Ferrari is luxury, speed, and prestige. It’s also the latest pick from Morgan Stanley as the top auto stock, surpassing even Tesla.
Despite the hype surrounding Electric vehicles (EVs), Ferrari is not just an EV play. With an unmatched brand, a racing pedigree, and exquisite Italian design and engineering, Ferrari has something that Tesla doesn’t.
That’s why Morgan Stanley analyst Adam Jonas is calling Ferrari the best buy and upgrading the firm’s price target on the Italian brand to $310 from $280.
The luxury automaker has long been a leader in the hybrid market. But in 2021 Ferrari announced plans to launch its first fully-Electric vehicle by 2025 and target 80 percent of all sales to be all-Electric and hybrids by 2030.
Ferrari’s Electric vehicles will benefit from the company’s learnings from hybrids and its racing DNA, which Jonas believes “will be just as high in demand as what investors are used to from [an internal combustion engine].”
That means Ferrari EVs will still offer scarcity, desirability, luxury, and performance—connotations of which come from its Formula 1 racing pedigree—just like their hybrid counterparts.
According to Jonas, Ferrari is “the most recession-proof” Car company, making it an attractive risk/reward.

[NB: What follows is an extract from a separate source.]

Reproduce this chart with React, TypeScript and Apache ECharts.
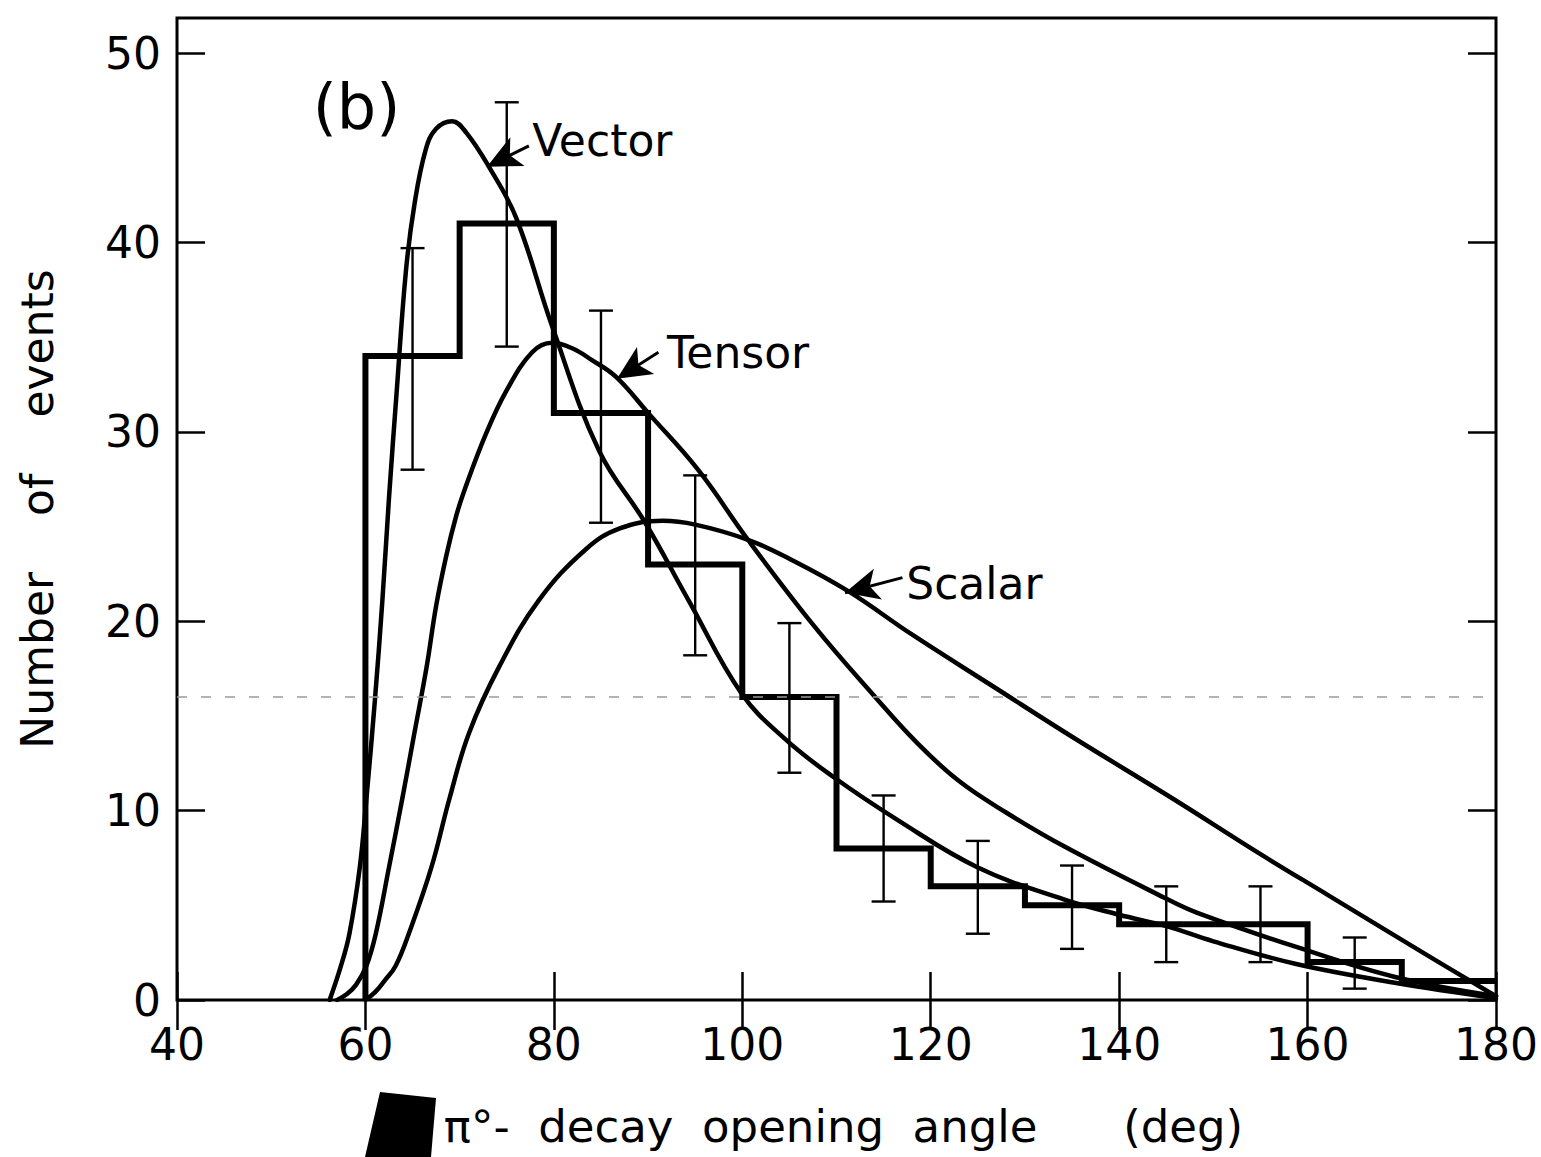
import React, { useEffect, useRef } from "react";
import * as echarts from "echarts";

// Histogram: bin left edges and counts (bins of 10 deg)
const binEdges = [60, 70, 80, 90, 100, 110, 120, 130, 140, 150, 160, 170, 180];
const binCounts = [34, 41, 31, 23, 16, 8, 6, 5, 4, 4, 2, 1];

// Error bars at bin centres
const errX = [65, 75, 85, 95, 105, 115, 125, 135, 145, 155, 165];
const errLow = [28.0, 34.5, 25.2, 18.2, 12.0, 5.2, 3.5, 2.7, 2.0, 2.0, 0.6];
const errHigh = [39.7, 47.4, 36.4, 27.7, 19.9, 10.8, 8.4, 7.1, 6.0, 6.0, 3.3];

// Theoretical curves
const vectorX = [56.2, 57.4, 58.3, 59.4, 60.1, 61.0, 61.8, 62.5, 63.3, 64.3, 65.2, 66.4, 67.5, 69.2, 70.7, 73.1, 76.0, 79.8, 84.8, 89.7, 94.3, 99.9, 104.5, 109.6, 116.5, 125.0, 134.2, 140, 145, 150, 158.8, 169.4, 180];
const vectorY = [0, 1.8, 3.5, 7.0, 10.6, 15.8, 21.1, 26.5, 32.0, 38.5, 42.0, 44.9, 46.0, 46.4, 45.8, 44.0, 41.3, 35.6, 29.0, 25.2, 21.1, 16.2, 13.8, 11.8, 9.5, 7.0, 5.3, 4.5, 3.9, 3.1, 1.9, 0.9, 0.1];

const tensorX = [57.0, 58.0, 59.0, 60.1, 61.1, 62.5, 63.9, 65.2, 66.5, 67.5, 68.6, 69.6, 70.5, 72.8, 75.0, 77.7, 79.8, 82.0, 84.0, 86.6, 90.0, 95.3, 100.6, 107.7, 114.1, 118.5, 122.9, 128.0, 134.2, 144.8, 148.3, 158.8, 169.4, 180];
const tensorY = [0, 0.3, 0.8, 1.8, 3.5, 7.0, 10.6, 14.1, 17.6, 20.8, 23.5, 25.5, 26.9, 29.9, 32.2, 34.2, 34.7, 34.4, 33.8, 32.9, 31.0, 28.0, 24.3, 19.7, 16.0, 13.6, 11.6, 9.9, 8.1, 5.4, 4.6, 2.8, 1.2, 0.2];

const scalarX = [60.0, 61.0, 62.0, 63.2, 64.6, 67.0, 68.9, 71.0, 74.2, 78.4, 83.4, 87.0, 91.5, 95.0, 100.6, 105.0, 111.2, 118.0, 126.8, 135.0, 145.8, 155.0, 162.3, 172.9, 180];
const scalarY = [0, 0.4, 1.0, 1.8, 3.5, 7.0, 10.6, 14.1, 17.6, 21.1, 23.8, 24.9, 25.3, 25.1, 24.3, 23.3, 21.6, 19.3, 16.5, 13.9, 10.6, 7.7, 5.5, 2.3, 0.2];

// Annotation labels: [x, y] of label left-middle, arrow tail and arrow tip
const labelNames = ["Vector", "Tensor", "Scalar"];
const labelPos = [[77.7, 45.4], [92.0, 34.2], [117.4, 22.0]];
const arrowTail = [[77.35, 45.1], [91.1, 34.2], [117.0, 22.3]];
const arrowTip = [[72.9, 44.0], [86.7, 32.8], [110.9, 21.5]];
const panelLabel = "(b)";
const panelPos = [54.4, 47.2];

const xTicks = [40, 60, 80, 100, 120, 140, 160, 180];
const yTicks = [0, 10, 20, 30, 40, 50];

const FONT = "DejaVu Sans";

const zip = (xs: number[], ys: number[]) => xs.map((x, i) => [x, ys[i]]);

export default function App() {
  const ref = useRef<HTMLDivElement>(null);
  useEffect(() => {
    if (!ref.current) return;
    const chart = echarts.init(ref.current, undefined, { renderer: "svg" });

    const histData: number[][] = [[binEdges[0], 0]];
    binEdges.forEach((e, i) => {
      const c = i < binCounts.length ? binCounts[i] : binCounts[binCounts.length - 1];
      histData.push([e, c]);
    });

    const curveStyle = { color: "#000", width: 4.5, cap: "round", join: "round" };
    const axisCommon = {
      type: "value" as const,
      min: 40,
      max: 180,
      interval: 20,
      splitLine: { show: false },
      axisLine: { show: false },
    };
    const yCommon = {
      type: "value" as const,
      min: 0,
      max: 51.85,
      interval: 10,
      splitLine: { show: false },
      axisLine: { show: false },
    };

    const curve = (name: string, xs: number[], ys: number[]) => ({
      name,
      type: "line",
      data: zip(xs, ys),
      smooth: 0.4,
      symbol: "none",
      lineStyle: curveStyle,
      z: 3,
    });

    chart.setOption({
      animation: false,
      backgroundColor: "#fff",
      textStyle: { fontFamily: FONT, color: "#000" },
      grid: {
        left: 177,
        right: 43,
        top: 18,
        bottom: 157,
        show: true,
        borderColor: "#000",
        borderWidth: 3,
        backgroundColor: "transparent",
      },
      xAxis: [
        {
          ...axisCommon,
          position: "bottom",
          axisTick: { show: true, inside: true, length: 28, lineStyle: { color: "#000", width: 2.5 }, customValues: xTicks },
          axisLabel: { show: true, fontSize: 44, color: "#000", margin: 22, fontFamily: FONT, customValues: xTicks },
          name: "π°-  decay  opening  angle      (deg)",
          nameLocation: "middle",
          nameGap: 104,
          nameTextStyle: { fontSize: 45, color: "#000", fontFamily: FONT, padding: [0, 0, 0, 14] },
        },
        {
          ...axisCommon,
          position: "top",
          axisTick: { show: true, inside: true, length: 30, lineStyle: { color: "#000", width: 2.5 }, customValues: xTicks },
          axisLabel: { show: false },
        },
      ],
      yAxis: [
        {
          ...yCommon,
          position: "left",
          axisTick: { show: true, inside: true, length: 28, lineStyle: { color: "#000", width: 2.5 }, customValues: yTicks },
          axisLabel: { show: true, fontSize: 44, color: "#000", margin: 16, fontFamily: FONT, customValues: yTicks },
          name: "Number    of    events",
          nameLocation: "middle",
          nameGap: 118,
          nameTextStyle: { fontSize: 44, color: "#000", fontFamily: FONT },
        },
        {
          ...yCommon,
          position: "right",
          axisTick: { show: true, inside: true, length: 28, lineStyle: { color: "#000", width: 2.5 }, customValues: yTicks },
          axisLabel: { show: false },
        },
      ],
      series: [
        {
          name: "data",
          type: "line",
          step: "end",
          data: histData,
          symbol: "none",
          lineStyle: { color: "#000", width: 6, join: "miter" },
          z: 4,
          markLine: {
            silent: true,
            symbol: ["none", "none"],
            label: { show: false },
            lineStyle: { color: "#9a9a9a", width: 1.5, type: [10, 14] },
            data: [{ yAxis: 16 }],
          },
        },
        curve("Vector", vectorX, vectorY),
        curve("Tensor", tensorX, tensorY),
        curve("Scalar", scalarX, scalarY),
        {
          name: "errors",
          type: "custom",
          data: errX.map((x, i) => [x, errLow[i], errHigh[i]]),
          encode: { x: 0, y: [1, 2] },
          z: 5,
          renderItem: (_params: any, api: any) => {
            const x = api.value(0);
            const lo = api.coord([x, api.value(1)]);
            const hi = api.coord([x, api.value(2)]);
            const hw = 12;
            const style = { stroke: "#000", lineWidth: 2.4, fill: "none" };
            return {
              type: "group",
              children: [
                { type: "line", shape: { x1: lo[0], y1: lo[1], x2: hi[0], y2: hi[1] }, style },
                { type: "line", shape: { x1: lo[0] - hw, y1: lo[1], x2: lo[0] + hw, y2: lo[1] }, style },
                { type: "line", shape: { x1: hi[0] - hw, y1: hi[1], x2: hi[0] + hw, y2: hi[1] }, style },
              ],
            };
          },
        },
        {
          name: "labels",
          type: "scatter",
          symbolSize: 0,
          z: 6,
          silent: true,
          itemStyle: { opacity: 1, color: "#000" },
          data: [
            ...labelNames.map((n, i) => ({ name: n, value: labelPos[i] })),
            {
              name: panelLabel,
              value: panelPos,
              label: { fontSize: 62 },
            },
          ],
          label: {
            show: true,
            position: "right",
            distance: 0,
            formatter: "{b}",
            fontSize: 44,
            color: "#000",
            opacity: 1,
            fontFamily: FONT,
          },
          markLine: {
            silent: true,
            symbol: ["none", "arrow"],
            label: { show: false },
            lineStyle: { color: "#000", width: 3, type: "solid", opacity: 1 },
            data: arrowTail.map((t, i) => [
              { coord: t, symbol: "none" },
              { coord: arrowTip[i], symbol: "arrow", symbolSize: [24, 34] },
            ]),
          },
        },
      ],
      graphic: [
        {
          type: "polygon",
          silent: true,
          shape: { points: [[380, 1092], [436, 1098], [431, 1157], [365, 1157]] },
          style: { fill: "#000" },
        },
      ],
    });

    return () => chart.dispose();
  }, []);

  return (
    <div
      ref={ref}
      style={{ position: "fixed", left: 0, top: 0, width: 1541, height: 1157, background: "#fff" }}
    />
  );
}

And while Morgan Stanley has a $220 price target on Tesla, the U.S. automaker’s shares are currently trading at about $195.
The luxury auto market is a different beast than the mass market, and the Ferrari brand has not gone unnoticed. By focusing on the total experience, Ferrari is setting itself up to continue outperforming Tesla, regardless of EV hype.
Ferrari’s Electric vehicles will provide a rarefied experience that will be just as desired as its current offerings. With the luxury automaker’s pricing power and brand, Ferrari is the top auto stock according to Morgan Stanley and is an attractive option for investors.